---------- PROVIDED MATERIAL

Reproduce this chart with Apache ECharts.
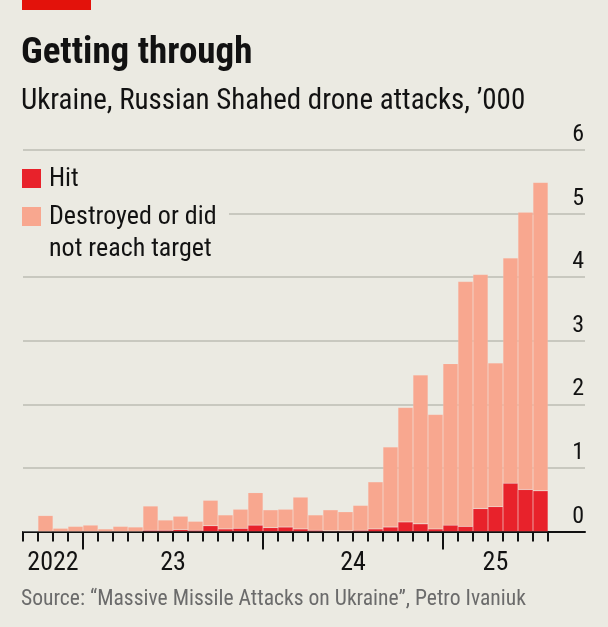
<!DOCTYPE html>
<html>
<head>
<meta charset="utf-8">
<script src="https://cdn.jsdelivr.net/npm/echarts@6/dist/echarts.min.js"></script>
<style>
  html, body { margin: 0; padding: 0; background: #ebeae2; }
  #chart { width: 608px; height: 627px; }
</style>
</head>
<body>
<div id="chart"></div>
<script>
// monthly, Sep 2022 - Jul 2025, thousands of drones
const months = [
  '2022-09', '2022-10', '2022-11', '2022-12',
  '2023-01', '2023-02', '2023-03', '2023-04', '2023-05', '2023-06',
  '2023-07', '2023-08', '2023-09', '2023-10', '2023-11', '2023-12',
  '2024-01', '2024-02', '2024-03', '2024-04', '2024-05', '2024-06',
  '2024-07', '2024-08', '2024-09', '2024-10', '2024-11', '2024-12',
  '2025-01', '2025-02', '2025-03', '2025-04', '2025-05', '2025-06', '2025-07'
];
const hit = [
  0, 0, 0, 0,
  0, 0, 0, 0, 0.02, 0.02, 0.03, 0.02, 0.09, 0.04, 0.05, 0.10,
  0.06, 0.07, 0.04, 0.02, 0.01, 0.01, 0.02, 0.04, 0.07, 0.15, 0.12, 0.04,
  0.10, 0.08, 0.36, 0.39, 0.76, 0.66, 0.64
];
const destroyed = [
  0, 0.25, 0.05, 0.08,
  0.10, 0.04, 0.08, 0.07, 0.38, 0.16, 0.21, 0.14, 0.40, 0.22, 0.30, 0.51,
  0.28, 0.28, 0.50, 0.24, 0.33, 0.30, 0.39, 0.74, 1.26, 1.80, 2.34, 1.80,
  2.54, 3.85, 3.68, 2.26, 3.54, 4.36, 4.85
];
const yearNames = { '2022': '2022', '2023': '23', '2024': '24', '2025': '25' };

const BG = '#ebeae2';
const RED = '#e8222b';
const PINK = '#f8a78f';
const FONT = '"Liberation Sans Narrow", "Roboto Condensed", "DejaVu Sans Condensed", Roboto, sans-serif';

// year label sits in the middle of that year's months, year start gets a long tick
let yearLabelAt = {};
let yearStarts = [];
let firstIdx = {}, lastIdx = {};
months.forEach((m, i) => {
  let y = m.slice(0, 4);
  if (firstIdx[y] === undefined) {
    firstIdx[y] = i;
    if (i > 0) yearStarts.push(i);
  }
  lastIdx[y] = i + 1;
});
Object.keys(firstIdx).forEach(y => {
  yearLabelAt[(firstIdx[y] + lastIdx[y]) / 2] = yearNames[y];
});
const monthTicks = months.map((m, i) => i).concat([months.length]);
const xMax = months.length + 2.47; // axis runs on past the last month

const chart = echarts.init(document.getElementById('chart'));

const option = {
  backgroundColor: BG,
  animation: false,
  title: [
    {
      text: 'Getting through',
      left: 21, top: 35, padding: 0,
      textStyle: { fontFamily: FONT, fontSize: 37, fontWeight: 'bold', color: '#121212' }
    },
    {
      text: 'Ukraine, Russian Shahed drone attacks, \u2019000',
      left: 21, top: 87.5, padding: 0,
      textStyle: { fontFamily: FONT, fontSize: 29, fontWeight: 'normal', color: '#121212' }
    },
    {
      text: 'Source: \u201cMassive Missile Attacks on Ukraine\u201d, Petro Ivaniuk',
      left: 21, top: 589, padding: 0,
      textStyle: { fontFamily: FONT, fontSize: 21.6, fontWeight: 'normal', color: '#6b6b6b' }
    }
  ],
  graphic: [
    { type: 'rect', shape: { x: 22, y: 0, width: 69, height: 10 }, style: { fill: '#e3120b' } },
    // legend, with a patch that breaks the gridline behind it
    { type: 'rect', z: 100, shape: { x: 18, y: 162, width: 211, height: 100 }, style: { fill: BG } },
    { type: 'rect', z: 101, shape: { x: 22, y: 169, width: 19, height: 19 }, style: { fill: RED } },
    { type: 'rect', z: 101, shape: { x: 22, y: 207, width: 19, height: 19 }, style: { fill: PINK } },
    { type: 'text', z: 101, style: { x: 49, y: 166.5, text: 'Hit', font: '26px ' + FONT, fill: '#121212' } },
    { type: 'text', z: 101, style: { x: 49, y: 201, text: 'Destroyed or did\nnot reach target', lineHeight: 32, font: '26px ' + FONT, fill: '#121212' } }
  ],
  grid: [
    { left: 23, right: 23, top: 150, bottom: 95.5 },
    // bars only, ends where the data ends
    { left: 23, right: 60, top: 150, bottom: 95.5 }
  ],
  xAxis: [
    {
      type: 'value', min: 0, max: xMax, gridIndex: 0,
      axisLine: { show: true, onZero: false, lineStyle: { color: '#111', width: 2 } },
      axisTick: { show: true, customValues: monthTicks, length: 10, lineStyle: { color: '#111', width: 2 } },
      axisLabel: {
        customValues: Object.keys(yearLabelAt).map(Number),
        formatter: v => yearLabelAt[v] || '',
        margin: 19, fontFamily: FONT, fontSize: 26, color: '#121212'
      },
      splitLine: { show: false }
    },
    {
      type: 'value', min: 0, max: xMax, gridIndex: 0, position: 'bottom',
      axisLine: { show: false },
      axisTick: { show: true, customValues: yearStarts, length: 18, lineStyle: { color: '#111', width: 2 } },
      axisLabel: { show: false },
      splitLine: { show: false }
    },
    {
      type: 'category', data: months, gridIndex: 1, boundaryGap: true, show: false
    }
  ],
  yAxis: [
    {
      type: 'value', min: 0, max: 6, interval: 1, position: 'right', gridIndex: 0,
      axisLine: { show: false },
      axisTick: { show: false },
      axisLabel: {
        inside: true, margin: 1, verticalAlign: 'bottom', padding: [0, 0, 3, 0],
        fontFamily: FONT, fontSize: 24, color: '#121212'
      },
      splitLine: { lineStyle: { color: '#bdbcb3', width: 1.5 } }
    },
    { type: 'value', min: 0, max: 6, gridIndex: 1, show: false, splitLine: { show: false } }
  ],
  series: [
    {
      name: 'Hit', type: 'bar', stack: 'all', barWidth: '100%',
      xAxisIndex: 2, yAxisIndex: 1,
      itemStyle: { color: RED, borderColor: 'rgba(255,255,255,0.18)', borderWidth: 0.5 },
      data: hit
    },
    {
      name: 'Destroyed or did not reach target', type: 'bar', stack: 'all', barWidth: '100%',
      xAxisIndex: 2, yAxisIndex: 1,
      itemStyle: { color: PINK, borderColor: 'rgba(255,255,255,0.18)', borderWidth: 0.5 },
      data: destroyed
    }
  ]
};

chart.setOption(option);
</script>
</body>
</html>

--------------------

YOUR TASK.
Give the data above again in full and unchanged, skipping the pictures.

SOLVED PROBLEM.
Reproduce this chart with Apache ECharts.
<!DOCTYPE html>
<html>
<head>
<meta charset="utf-8">
<script src="https://cdn.jsdelivr.net/npm/echarts@6/dist/echarts.min.js"></script>
<style>
  html, body { margin: 0; padding: 0; background: #ebeae2; }
  #chart { width: 608px; height: 627px; }
</style>
</head>
<body>
<div id="chart"></div>
<script>
// monthly, Sep 2022 - Jul 2025, thousands of drones
const months = [
  '2022-09', '2022-10', '2022-11', '2022-12',
  '2023-01', '2023-02', '2023-03', '2023-04', '2023-05', '2023-06',
  '2023-07', '2023-08', '2023-09', '2023-10', '2023-11', '2023-12',
  '2024-01', '2024-02', '2024-03', '2024-04', '2024-05', '2024-06',
  '2024-07', '2024-08', '2024-09', '2024-10', '2024-11', '2024-12',
  '2025-01', '2025-02', '2025-03', '2025-04', '2025-05', '2025-06', '2025-07'
];
const hit = [
  0, 0, 0, 0,
  0, 0, 0, 0, 0.02, 0.02, 0.03, 0.02, 0.09, 0.04, 0.05, 0.10,
  0.06, 0.07, 0.04, 0.02, 0.01, 0.01, 0.02, 0.04, 0.07, 0.15, 0.12, 0.04,
  0.10, 0.08, 0.36, 0.39, 0.76, 0.66, 0.64
];
const destroyed = [
  0, 0.25, 0.05, 0.08,
  0.10, 0.04, 0.08, 0.07, 0.38, 0.16, 0.21, 0.14, 0.40, 0.22, 0.30, 0.51,
  0.28, 0.28, 0.50, 0.24, 0.33, 0.30, 0.39, 0.74, 1.26, 1.80, 2.34, 1.80,
  2.54, 3.85, 3.68, 2.26, 3.54, 4.36, 4.85
];
const yearNames = { '2022': '2022', '2023': '23', '2024': '24', '2025': '25' };

const BG = '#ebeae2';
const RED = '#e8222b';
const PINK = '#f8a78f';
const FONT = '"Liberation Sans Narrow", "Roboto Condensed", "DejaVu Sans Condensed", Roboto, sans-serif';

// year label sits in the middle of that year's months, year start gets a long tick
let yearLabelAt = {};
let yearStarts = [];
let firstIdx = {}, lastIdx = {};
months.forEach((m, i) => {
  let y = m.slice(0, 4);
  if (firstIdx[y] === undefined) {
    firstIdx[y] = i;
    if (i > 0) yearStarts.push(i);
  }
  lastIdx[y] = i + 1;
});
Object.keys(firstIdx).forEach(y => {
  yearLabelAt[(firstIdx[y] + lastIdx[y]) / 2] = yearNames[y];
});
const monthTicks = months.map((m, i) => i).concat([months.length]);
const xMax = months.length + 2.47; // axis runs on past the last month

const chart = echarts.init(document.getElementById('chart'));

const option = {
  backgroundColor: BG,
  animation: false,
  title: [
    {
      text: 'Getting through',
      left: 21, top: 35, padding: 0,
      textStyle: { fontFamily: FONT, fontSize: 37, fontWeight: 'bold', color: '#121212' }
    },
    {
      text: 'Ukraine, Russian Shahed drone attacks, \u2019000',
      left: 21, top: 87.5, padding: 0,
      textStyle: { fontFamily: FONT, fontSize: 29, fontWeight: 'normal', color: '#121212' }
    },
    {
      text: 'Source: \u201cMassive Missile Attacks on Ukraine\u201d, Petro Ivaniuk',
      left: 21, top: 589, padding: 0,
      textStyle: { fontFamily: FONT, fontSize: 21.6, fontWeight: 'normal', color: '#6b6b6b' }
    }
  ],
  graphic: [
    { type: 'rect', shape: { x: 22, y: 0, width: 69, height: 10 }, style: { fill: '#e3120b' } },
    // legend, with a patch that breaks the gridline behind it
    { type: 'rect', z: 100, shape: { x: 18, y: 162, width: 211, height: 100 }, style: { fill: BG } },
    { type: 'rect', z: 101, shape: { x: 22, y: 169, width: 19, height: 19 }, style: { fill: RED } },
    { type: 'rect', z: 101, shape: { x: 22, y: 207, width: 19, height: 19 }, style: { fill: PINK } },
    { type: 'text', z: 101, style: { x: 49, y: 166.5, text: 'Hit', font: '26px ' + FONT, fill: '#121212' } },
    { type: 'text', z: 101, style: { x: 49, y: 201, text: 'Destroyed or did\nnot reach target', lineHeight: 32, font: '26px ' + FONT, fill: '#121212' } }
  ],
  grid: [
    { left: 23, right: 23, top: 150, bottom: 95.5 },
    // bars only, ends where the data ends
    { left: 23, right: 60, top: 150, bottom: 95.5 }
  ],
  xAxis: [
    {
      type: 'value', min: 0, max: xMax, gridIndex: 0,
      axisLine: { show: true, onZero: false, lineStyle: { color: '#111', width: 2 } },
      axisTick: { show: true, customValues: monthTicks, length: 10, lineStyle: { color: '#111', width: 2 } },
      axisLabel: {
        customValues: Object.keys(yearLabelAt).map(Number),
        formatter: v => yearLabelAt[v] || '',
        margin: 19, fontFamily: FONT, fontSize: 26, color: '#121212'
      },
      splitLine: { show: false }
    },
    {
      type: 'value', min: 0, max: xMax, gridIndex: 0, position: 'bottom',
      axisLine: { show: false },
      axisTick: { show: true, customValues: yearStarts, length: 18, lineStyle: { color: '#111', width: 2 } },
      axisLabel: { show: false },
      splitLine: { show: false }
    },
    {
      type: 'category', data: months, gridIndex: 1, boundaryGap: true, show: false
    }
  ],
  yAxis: [
    {
      type: 'value', min: 0, max: 6, interval: 1, position: 'right', gridIndex: 0,
      axisLine: { show: false },
      axisTick: { show: false },
      axisLabel: {
        inside: true, margin: 1, verticalAlign: 'bottom', padding: [0, 0, 3, 0],
        fontFamily: FONT, fontSize: 24, color: '#121212'
      },
      splitLine: { lineStyle: { color: '#bdbcb3', width: 1.5 } }
    },
    { type: 'value', min: 0, max: 6, gridIndex: 1, show: false, splitLine: { show: false } }
  ],
  series: [
    {
      name: 'Hit', type: 'bar', stack: 'all', barWidth: '100%',
      xAxisIndex: 2, yAxisIndex: 1,
      itemStyle: { color: RED, borderColor: 'rgba(255,255,255,0.18)', borderWidth: 0.5 },
      data: hit
    },
    {
      name: 'Destroyed or did not reach target', type: 'bar', stack: 'all', barWidth: '100%',
      xAxisIndex: 2, yAxisIndex: 1,
      itemStyle: { color: PINK, borderColor: 'rgba(255,255,255,0.18)', borderWidth: 0.5 },
      data: destroyed
    }
  ]
};

chart.setOption(option);
</script>
</body>
</html>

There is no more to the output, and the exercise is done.